*SET TASK:*
Among the entries that follow, locate the line with "Give me the Chart.js source for this chart." and the line with "0.748, 0.659, 0.599];". Output those lines and all lines in between, exactly, minus the pictures.

>> Begin

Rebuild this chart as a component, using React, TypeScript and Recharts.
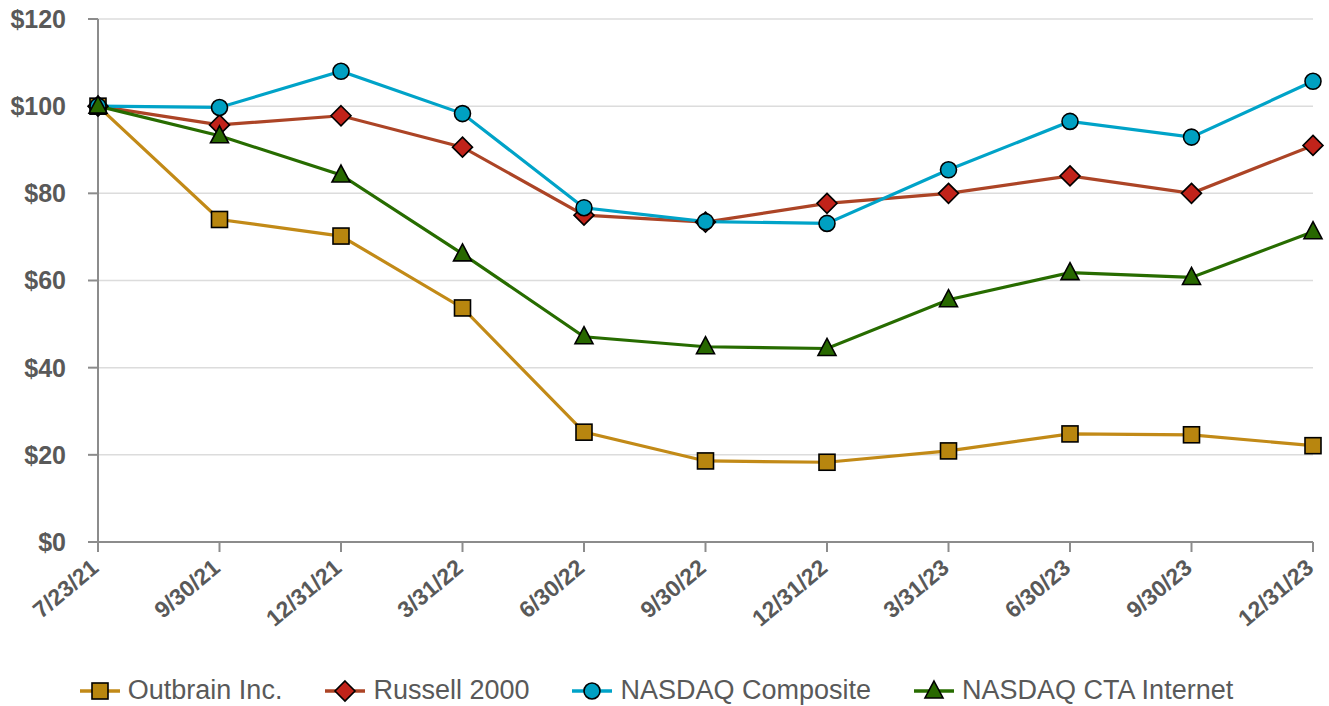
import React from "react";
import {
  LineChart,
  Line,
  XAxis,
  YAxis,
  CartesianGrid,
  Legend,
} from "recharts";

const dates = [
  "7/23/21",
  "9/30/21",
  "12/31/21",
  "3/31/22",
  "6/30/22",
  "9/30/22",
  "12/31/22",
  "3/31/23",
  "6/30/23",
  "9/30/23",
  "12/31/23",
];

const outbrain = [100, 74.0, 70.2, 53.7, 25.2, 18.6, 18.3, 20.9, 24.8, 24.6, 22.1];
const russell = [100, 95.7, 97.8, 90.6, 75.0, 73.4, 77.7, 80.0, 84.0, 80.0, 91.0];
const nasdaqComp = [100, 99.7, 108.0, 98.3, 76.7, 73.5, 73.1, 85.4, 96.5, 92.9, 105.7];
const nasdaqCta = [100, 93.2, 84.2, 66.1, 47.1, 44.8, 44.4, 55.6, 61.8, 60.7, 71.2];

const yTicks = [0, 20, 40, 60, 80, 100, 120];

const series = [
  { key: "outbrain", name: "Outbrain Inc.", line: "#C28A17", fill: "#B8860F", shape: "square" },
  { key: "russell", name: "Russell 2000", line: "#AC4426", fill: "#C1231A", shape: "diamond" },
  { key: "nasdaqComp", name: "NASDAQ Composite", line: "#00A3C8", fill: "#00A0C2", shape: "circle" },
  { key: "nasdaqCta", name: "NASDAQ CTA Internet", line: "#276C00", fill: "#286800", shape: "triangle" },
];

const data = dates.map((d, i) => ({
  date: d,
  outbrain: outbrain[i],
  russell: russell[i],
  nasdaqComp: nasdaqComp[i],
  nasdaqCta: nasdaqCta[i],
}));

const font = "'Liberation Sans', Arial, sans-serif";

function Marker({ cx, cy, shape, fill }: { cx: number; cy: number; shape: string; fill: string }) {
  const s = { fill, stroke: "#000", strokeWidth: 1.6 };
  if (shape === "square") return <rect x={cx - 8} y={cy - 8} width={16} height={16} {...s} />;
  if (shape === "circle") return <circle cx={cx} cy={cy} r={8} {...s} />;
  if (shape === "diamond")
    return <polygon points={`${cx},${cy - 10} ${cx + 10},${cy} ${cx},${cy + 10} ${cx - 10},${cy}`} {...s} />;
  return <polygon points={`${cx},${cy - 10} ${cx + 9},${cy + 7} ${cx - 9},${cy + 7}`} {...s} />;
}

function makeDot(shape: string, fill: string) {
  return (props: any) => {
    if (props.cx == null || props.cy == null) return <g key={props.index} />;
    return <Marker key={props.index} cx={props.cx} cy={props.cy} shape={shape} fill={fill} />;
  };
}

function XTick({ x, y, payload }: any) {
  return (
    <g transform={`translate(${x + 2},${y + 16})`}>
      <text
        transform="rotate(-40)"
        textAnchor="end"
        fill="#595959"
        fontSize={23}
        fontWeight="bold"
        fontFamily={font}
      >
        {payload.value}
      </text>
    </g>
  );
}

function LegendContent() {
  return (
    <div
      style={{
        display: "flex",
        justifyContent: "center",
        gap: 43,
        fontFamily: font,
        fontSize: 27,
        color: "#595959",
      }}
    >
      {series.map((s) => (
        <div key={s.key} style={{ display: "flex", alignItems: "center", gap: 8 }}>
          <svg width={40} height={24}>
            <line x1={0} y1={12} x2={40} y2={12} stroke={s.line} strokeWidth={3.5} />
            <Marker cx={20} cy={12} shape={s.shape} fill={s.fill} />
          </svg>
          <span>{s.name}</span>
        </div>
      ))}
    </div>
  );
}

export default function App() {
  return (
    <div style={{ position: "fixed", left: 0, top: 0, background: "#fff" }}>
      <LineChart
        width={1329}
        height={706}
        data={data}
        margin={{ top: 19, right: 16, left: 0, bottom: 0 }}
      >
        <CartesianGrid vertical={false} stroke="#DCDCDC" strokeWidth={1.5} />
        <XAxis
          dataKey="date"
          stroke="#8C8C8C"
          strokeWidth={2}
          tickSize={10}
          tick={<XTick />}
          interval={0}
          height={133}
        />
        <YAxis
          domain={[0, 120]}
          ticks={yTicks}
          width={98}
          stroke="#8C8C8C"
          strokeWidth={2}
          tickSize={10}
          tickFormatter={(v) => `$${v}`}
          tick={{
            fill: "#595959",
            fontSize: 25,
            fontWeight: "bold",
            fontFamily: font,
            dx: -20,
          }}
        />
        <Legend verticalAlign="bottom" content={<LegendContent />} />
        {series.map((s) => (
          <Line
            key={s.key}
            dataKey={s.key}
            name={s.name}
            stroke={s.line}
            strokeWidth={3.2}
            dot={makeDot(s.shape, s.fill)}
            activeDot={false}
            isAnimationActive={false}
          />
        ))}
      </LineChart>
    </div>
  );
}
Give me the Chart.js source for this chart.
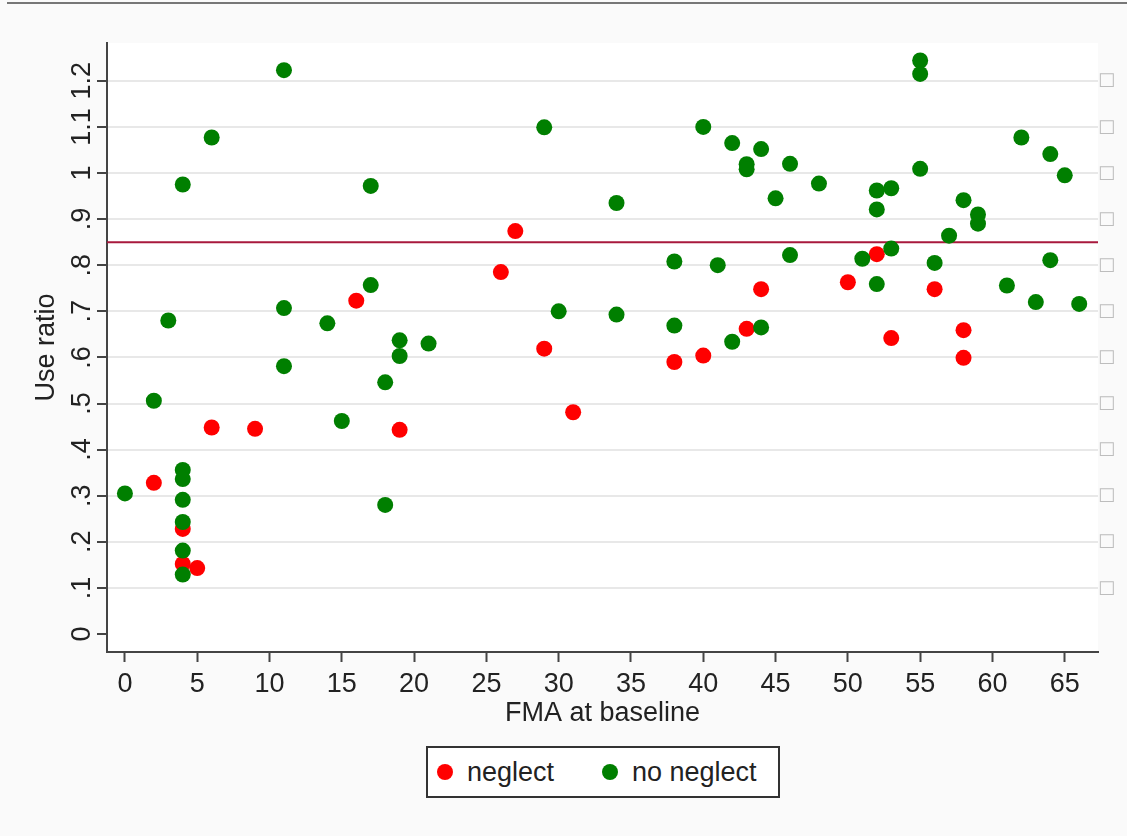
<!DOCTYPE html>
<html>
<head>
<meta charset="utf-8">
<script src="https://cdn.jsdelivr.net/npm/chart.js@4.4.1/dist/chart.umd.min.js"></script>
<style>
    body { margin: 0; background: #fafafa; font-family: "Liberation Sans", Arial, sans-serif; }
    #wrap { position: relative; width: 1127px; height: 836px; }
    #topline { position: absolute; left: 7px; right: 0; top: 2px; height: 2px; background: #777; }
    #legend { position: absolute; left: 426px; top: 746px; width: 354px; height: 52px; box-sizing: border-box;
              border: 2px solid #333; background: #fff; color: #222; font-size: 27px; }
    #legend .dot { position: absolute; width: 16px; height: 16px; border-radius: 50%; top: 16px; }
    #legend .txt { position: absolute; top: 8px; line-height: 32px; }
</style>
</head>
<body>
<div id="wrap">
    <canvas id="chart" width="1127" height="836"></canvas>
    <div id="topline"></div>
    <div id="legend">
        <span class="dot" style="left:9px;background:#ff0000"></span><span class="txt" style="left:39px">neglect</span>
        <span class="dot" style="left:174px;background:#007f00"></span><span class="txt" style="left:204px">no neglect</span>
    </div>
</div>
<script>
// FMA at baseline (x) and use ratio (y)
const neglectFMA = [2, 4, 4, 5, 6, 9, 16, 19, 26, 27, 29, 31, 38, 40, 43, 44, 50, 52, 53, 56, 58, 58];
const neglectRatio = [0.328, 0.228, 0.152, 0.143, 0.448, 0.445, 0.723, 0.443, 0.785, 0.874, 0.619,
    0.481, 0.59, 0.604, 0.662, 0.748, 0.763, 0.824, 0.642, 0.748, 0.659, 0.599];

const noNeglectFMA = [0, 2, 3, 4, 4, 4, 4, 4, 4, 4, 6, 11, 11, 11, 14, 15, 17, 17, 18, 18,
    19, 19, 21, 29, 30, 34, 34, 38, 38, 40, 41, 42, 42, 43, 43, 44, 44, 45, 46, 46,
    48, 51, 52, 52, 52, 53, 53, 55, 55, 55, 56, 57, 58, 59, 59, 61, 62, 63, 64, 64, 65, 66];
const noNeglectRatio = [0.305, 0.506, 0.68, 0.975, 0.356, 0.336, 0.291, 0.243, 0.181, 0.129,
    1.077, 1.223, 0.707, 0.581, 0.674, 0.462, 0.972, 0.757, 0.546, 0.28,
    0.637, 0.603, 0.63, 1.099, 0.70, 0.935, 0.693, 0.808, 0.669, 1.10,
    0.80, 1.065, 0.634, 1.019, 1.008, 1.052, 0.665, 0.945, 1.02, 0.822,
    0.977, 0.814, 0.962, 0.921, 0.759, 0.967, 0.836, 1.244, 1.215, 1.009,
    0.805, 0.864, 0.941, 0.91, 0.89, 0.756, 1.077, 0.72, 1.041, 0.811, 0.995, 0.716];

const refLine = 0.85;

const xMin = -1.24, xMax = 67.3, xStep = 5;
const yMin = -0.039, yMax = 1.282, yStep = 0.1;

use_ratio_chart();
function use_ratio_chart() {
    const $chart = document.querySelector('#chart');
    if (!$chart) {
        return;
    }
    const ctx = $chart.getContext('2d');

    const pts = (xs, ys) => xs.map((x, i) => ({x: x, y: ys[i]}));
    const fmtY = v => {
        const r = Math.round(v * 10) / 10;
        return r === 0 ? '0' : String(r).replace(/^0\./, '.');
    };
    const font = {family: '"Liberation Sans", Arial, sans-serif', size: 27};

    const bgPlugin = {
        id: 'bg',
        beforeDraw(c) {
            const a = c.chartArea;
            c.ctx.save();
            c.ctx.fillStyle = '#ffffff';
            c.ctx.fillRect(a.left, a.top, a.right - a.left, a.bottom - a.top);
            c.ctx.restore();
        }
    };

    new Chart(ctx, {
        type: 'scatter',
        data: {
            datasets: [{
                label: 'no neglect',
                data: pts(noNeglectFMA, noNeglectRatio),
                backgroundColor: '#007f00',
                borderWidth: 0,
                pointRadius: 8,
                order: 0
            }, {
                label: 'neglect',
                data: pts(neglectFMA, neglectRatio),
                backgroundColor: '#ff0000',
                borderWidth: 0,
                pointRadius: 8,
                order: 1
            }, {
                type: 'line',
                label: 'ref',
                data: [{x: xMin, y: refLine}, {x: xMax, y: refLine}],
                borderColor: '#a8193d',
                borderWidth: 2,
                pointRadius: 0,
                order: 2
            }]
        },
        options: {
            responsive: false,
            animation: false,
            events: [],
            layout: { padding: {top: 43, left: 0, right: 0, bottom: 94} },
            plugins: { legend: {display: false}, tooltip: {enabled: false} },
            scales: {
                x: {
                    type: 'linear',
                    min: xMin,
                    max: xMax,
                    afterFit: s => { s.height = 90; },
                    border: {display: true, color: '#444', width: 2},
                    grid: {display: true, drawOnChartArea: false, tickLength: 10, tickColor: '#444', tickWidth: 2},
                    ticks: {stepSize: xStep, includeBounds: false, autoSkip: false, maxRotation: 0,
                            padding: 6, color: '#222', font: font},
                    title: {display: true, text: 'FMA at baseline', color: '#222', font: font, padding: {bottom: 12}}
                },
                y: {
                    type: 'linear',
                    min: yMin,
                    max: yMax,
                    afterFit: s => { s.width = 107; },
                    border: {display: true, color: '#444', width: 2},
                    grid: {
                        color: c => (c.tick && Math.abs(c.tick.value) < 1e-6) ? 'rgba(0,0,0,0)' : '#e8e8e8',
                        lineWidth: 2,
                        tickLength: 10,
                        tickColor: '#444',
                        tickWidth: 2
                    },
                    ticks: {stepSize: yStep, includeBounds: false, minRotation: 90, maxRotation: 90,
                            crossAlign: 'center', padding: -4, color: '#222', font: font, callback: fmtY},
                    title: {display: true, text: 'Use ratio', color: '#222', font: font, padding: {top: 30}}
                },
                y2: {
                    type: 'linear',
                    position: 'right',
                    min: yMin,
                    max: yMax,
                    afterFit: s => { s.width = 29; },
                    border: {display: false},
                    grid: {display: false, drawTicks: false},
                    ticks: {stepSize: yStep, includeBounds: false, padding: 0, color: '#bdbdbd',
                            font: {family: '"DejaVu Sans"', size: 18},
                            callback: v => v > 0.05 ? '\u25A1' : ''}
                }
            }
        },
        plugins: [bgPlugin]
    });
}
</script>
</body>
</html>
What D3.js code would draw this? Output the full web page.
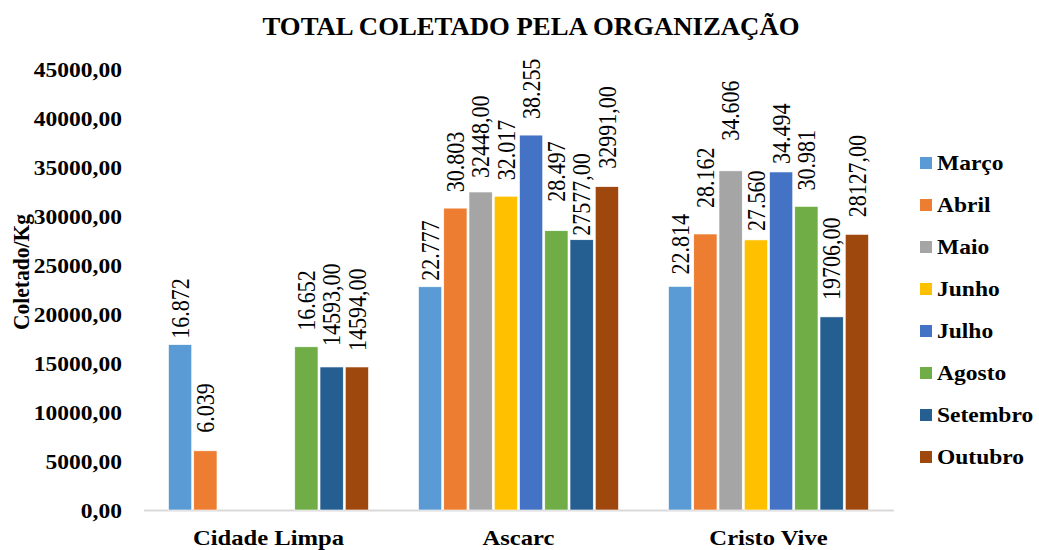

>> End

*RESPONSE TO THIS EXERCISE:*
Give me the Chart.js source for this chart.
<!DOCTYPE html>
<html>
<head>
<meta charset="utf-8">
<script src="https://cdn.jsdelivr.net/npm/chart.js@4.4.1/dist/chart.umd.min.js"></script>
<style>
    body { margin: 0; background: #fafafa; font-family: "Liberation Sans", Arial, sans-serif; }
    #wrap { position: relative; width: 1127px; height: 836px; }
    #topline { position: absolute; left: 7px; right: 0; top: 2px; height: 2px; background: #777; }
    #legend { position: absolute; left: 426px; top: 746px; width: 354px; height: 52px; box-sizing: border-box;
              border: 2px solid #333; background: #fff; color: #222; font-size: 27px; }
    #legend .dot { position: absolute; width: 16px; height: 16px; border-radius: 50%; top: 16px; }
    #legend .txt { position: absolute; top: 8px; line-height: 32px; }
</style>
</head>
<body>
<div id="wrap">
    <canvas id="chart" width="1127" height="836"></canvas>
    <div id="topline"></div>
    <div id="legend">
        <span class="dot" style="left:9px;background:#ff0000"></span><span class="txt" style="left:39px">neglect</span>
        <span class="dot" style="left:174px;background:#007f00"></span><span class="txt" style="left:204px">no neglect</span>
    </div>
</div>
<script>
// FMA at baseline (x) and use ratio (y)
const neglectFMA = [2, 4, 4, 5, 6, 9, 16, 19, 26, 27, 29, 31, 38, 40, 43, 44, 50, 52, 53, 56, 58, 58];
const neglectRatio = [0.328, 0.228, 0.152, 0.143, 0.448, 0.445, 0.723, 0.443, 0.785, 0.874, 0.619,
    0.481, 0.59, 0.604, 0.662, 0.748, 0.763, 0.824, 0.642, 0.748, 0.659, 0.599];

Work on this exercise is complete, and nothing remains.